Bahama Boat Works does not use ANY orthophthalic resins in ANY of their components, above or below the water line!
2.) Isophthalic: Though more expensive, this type of resin displays much better physical characteristics than orthophthalics. Not only are they physically stronger, but they also have much higher corrosive resistance and much lower water absorption than orthophthalic resins. Some isophthalic resins actually have FDA approval for the storage of potable fluids.
Bahama Boat Works uses premium Aropol 7121 T-15 isophthalic resin exclusively in above deck components.
3.) Vinylesters: This family of resins are chemical hybrids of epoxy and polyester resins. They are the most expensive members of the polyester family, but they have the highest physical strengths as well as the highest corrosive resistance. For example, vinylester resins are the EPA standard for the underground storage of E-10 gasoline! They are absolutely waterproof! All hulls produced by Bahama Boat Works are fabricated using ONLY premium AME 6000 vinylester resin – not just in the outside skins of the hulls like most high-end boat manufacturers, but throughout the entire laminate schedule! This practice is very rare in the industry. Both types of resins used in Bahama Boat Works products also display excellent secondary bonding performance, and all structural bonding of components is performed with vinylester adhesives. These are critically important features in hull quality and durability rarely seen in the industry. Not only are hulls produced this way as strong and durable as possible, but they are also impervious to hull blistering when stored in the water. It is counter-intuitive, but the wettest portion of a boat hull is actually the bilge – not the outside that is in direct contact with fluid water. The reason why is the fact that the bilge is constantly exposed to water vapor, which has a much smaller molecular structure than water fluid. Smaller molecules allow easier passage through semipermeable membranes. The use of only vinylester resin in a boat hull guarantees that moisture in any form cannot enter the laminate from any direction at any time in its life span!
There is one other factor pertaining to resins that is worth a second mention: That is the viscosity of the resin employed. When resins are produced with lower viscosities, such as those intended for infusion, they tend to automatically display lower physical strengths. While the “vacuum infusion” of boat hulls can be an attractive manufacturing technique when it comes to efficiency of production, a simple comparison between the physical strengths listed on the “technical data sheets” of infusion resins and non-infusion resins will tell the true story.
In order to build the highest strength to weight structures possible, Bahama Boat Works also employs “sandwich cored construction” on its transoms, hull sides, decks, hatches, consoles, hardtops and other vessel components. This type of construction results in panels that for engineering purposes are two dimensional I-beams; much stiffer, stronger and lighter than single-skinned panels.
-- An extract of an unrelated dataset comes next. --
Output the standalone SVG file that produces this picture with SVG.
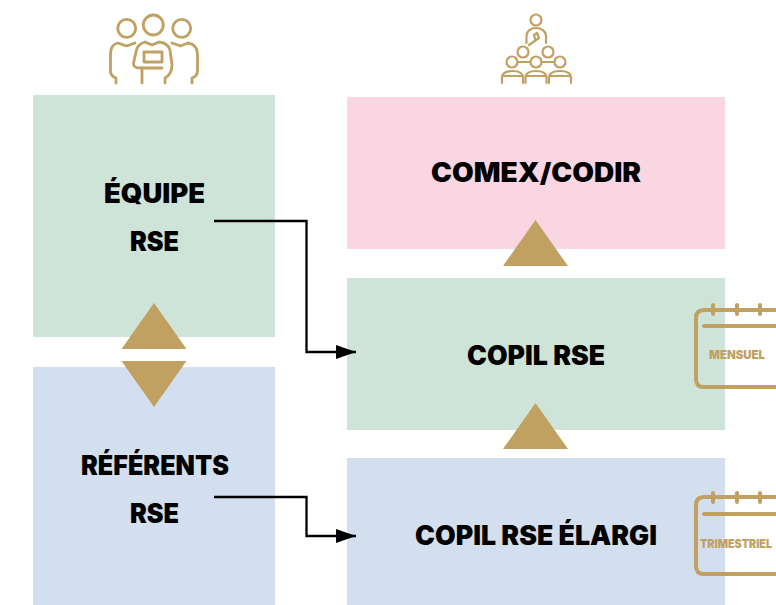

Hull sides feature Corecell foam, which is a semi-rigid/semi-elastomeric product that has a “memory”. In other words, hard blows do not permanently crush the core. The result is a sandwich panel that is much more durable during impacts over its lifetime than a rigid cored product. Corecell absorbs more energy than other core and is much more resistant to being permanently deformed. All Bahama Boat Works, hulls also feature transoms cored with 30 pounds per square inch density Coosa board, which is a high density foam with fiberglass fabric infused in it. The result is transoms that are lighter than those that are wooden cored, with higher crush characteristics than wood units, but without the potential for rot.
The mounting of three or four outboard engines of any size or make presents no structural challenge whatsoever on a Bahama Boat Works hull!
Let’s Talk Hardware
Bahama Boat Works incorporates only the highest quality of hardware available on their vessels, some of which are custom made for their applications. Out of the thousands of individual mechanical components carefully chosen & utilized, several stand out:
1. Fully mortised console door locks: Bahama Boat Works is unique in its class for its use of proper built-in door locks. Normally, only yacht builders go through this much trouble to secure a door!
2. Compression latches are used on all hatches to prevent rattling.
3. All hardware possible, such as latches, hinges, fuel fills, hawser rings, cleats, rod holders, etc. are blind fastened with studs from the back to prevent corrosion in exposed screw heads.
4. All tubing on hardtops is heavy-duty, schedule 80 aluminum for long-term durability.
5. Wiring harnesses are neatly organized & fabricated to military specifications.
Due to the complexity of Bahama Boat Works’ product line, the hardware list goes on and on, but the theme is really quite simple: Use the very best components available, no matter how much extra difficulty it might pose. This applies to every single item used in construction. At Bahama Boat Works, quality is our first purpose!